At the end of the meeting, the publisher would then ask for the actual book proposal.  In this particular instance, none wanted them at that exact moment.  Instead, it was requested that the proposal was emailed to them once we returned home.  If you do not have an opportunity to have a meeting with a publisher, and you are choosing to contact publishers directly, a good cover letter with a One Sheet is sufficient.  Then allow the publisher to request your proposal before sending it. A cover letter and One Sheet are also a great way to reach out to literary agents before the expense of mailing a full proposal.

It is incredibly important that your proposal is complete and ready to send before you even pitch your book.  The sooner you can email them the documents, the better.  Not to mention that writing a book proposal is a lengthy process.  Some publishers have specific requests in the format or content of the proposal.  By having a completed proposal to work from, you can edit the proposal to meet those requests faster than having to write it from scratch.

For publishers who will accept cold (unsolicited) proposals, their guidelines for proposals is normally found on their website.  For those who only accept solicited proposals, you may need to ask if there are any specific details they wish to have included in the proposal.

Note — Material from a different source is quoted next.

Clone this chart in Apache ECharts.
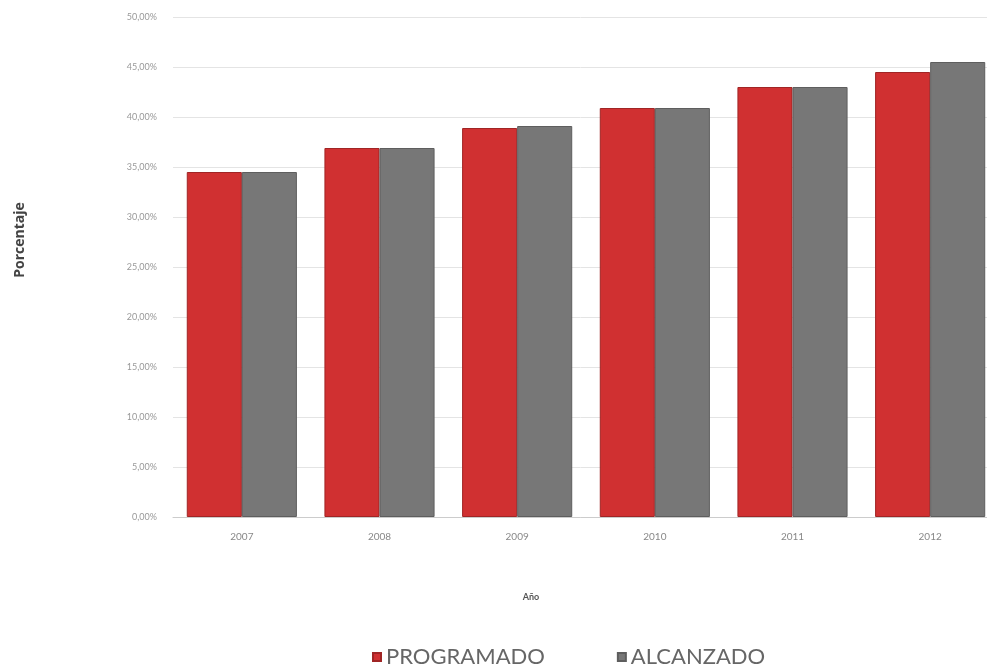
<!DOCTYPE html>
<html><head><meta charset="utf-8">
<script src="https://cdn.jsdelivr.net/npm/echarts@6/dist/echarts.min.js"></script>
<style>html,body{margin:0;padding:0;background:#fff}#c{width:987px;height:671px}</style>
</head><body><div id="c"></div>
<script>
const categories = ['2007','2008','2009','2010','2011','2012'];
const programado = [34.5, 36.9, 38.9, 40.9, 43.0, 44.5];
const alcanzado = [34.5, 36.9, 39.1, 40.9, 43.0, 45.5];
const seriesNames = ['PROGRAMADO','ALCANZADO'];

const chart = echarts.init(document.getElementById('c'));
chart.setOption({
  animation: false,
  color: ['#d03031', '#777777'],
  grid: {left: 173, width: 826, top: 17, bottom: 154, outerBoundsMode: 'none', containLabel: false},
  legend: {
    bottom: -2, left: 367, icon: 'rect', itemWidth: 8, itemHeight: 8, itemGap: 72, itemTextGap: 3,
    textStyle: {fontFamily: 'Lato', fontSize: 22, color: '#666'},
    data: seriesNames
  },
  xAxis: {
    type: 'category', data: categories,
    name: 'Año', nameLocation: 'middle', nameGap: 76,
    nameTextStyle: {fontFamily: 'Lato', fontSize: 9, fontWeight: 'bold', color: '#555', padding: [0, 110, 0, 0]},
    axisLine: {lineStyle: {color: '#ccc'}},
    axisTick: {show: false},
    axisLabel: {fontFamily: 'Lato', fontSize: 10, color: '#888', margin: 15}
  },
  yAxis: {
    type: 'value', min: 0, max: 50, interval: 5,
    name: 'Porcentaje', nameLocation: 'middle', nameGap: 146,
    nameTextStyle: {fontFamily: 'Open Sans', fontSize: 14, fontWeight: 'bold', color: '#444', padding: [0, 0, 0, 54]},
    axisLabel: {fontFamily: 'Lato', fontSize: 9, color: '#999', margin: 16,
      formatter: v => v.toFixed(2).replace('.', ',') + '%'},
    splitLine: {lineStyle: {color: '#e4e4e4'}}
  },
  series: [
    {name: seriesNames[0], type: 'bar', data: programado, barGap: '0%', barCategoryGap: '20%',
     itemStyle: {borderColor: '#a02525', borderWidth: 1}},
    {name: seriesNames[1], type: 'bar', data: alcanzado,
     itemStyle: {borderColor: '#5e5e5e', borderWidth: 1}}
  ]
});
</script></body></html>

In a nutshell, a good proposal will have:

  • a picture of you
  • your contact information
  • a paragraph or two about you, personally
  • a paragraph or two about you, professionally (education, ministry work, etc.)
  • details about your current platform (social media numbers, blog followers, etc.)
  • details about your speaking platform (past dates, upcoming dates, locations, etc.)
  • details about any previously published works (solo, contributions, etc.)
  • a paragraph or two about the book content
  • a paragraph or two about why this book is needed, beneficial
  • details about any books that might be considered “competition” and how your book differs or adds to the conversation on the topic.
  • proposed outline of your book
  • 2-3 sample chapters of your book*
  • a list of alternative titles (if you have thought of any)
  • a list of other titles you are working on

* keep in mind that for most works (non-fiction, Bible study, etc.) you do not need to have a complete manuscript in order to pitch.  In fact, some publishers prefer that you don’t.  However, fiction and memoirs are manuscripts that publishers prefer to have completed before the pitch.  In either case, if you do not have a completed manuscript, indicate in your proposal how much time you would need to complete the manuscript from the time the contract is signed.  I would also include this info with proposed future titles you are working on.

Should you need to mail a proposal, it should be single sided only, not stapled.  A binder clip works beautifully to keep it together during shipment.   In my experience, thus far, and speaking with other authors… no publisher has ever requested a full manuscript on the spot.

One the publisher has your full proposal, they will review it and present it to the publishing board (aka pub board) for consideration for print.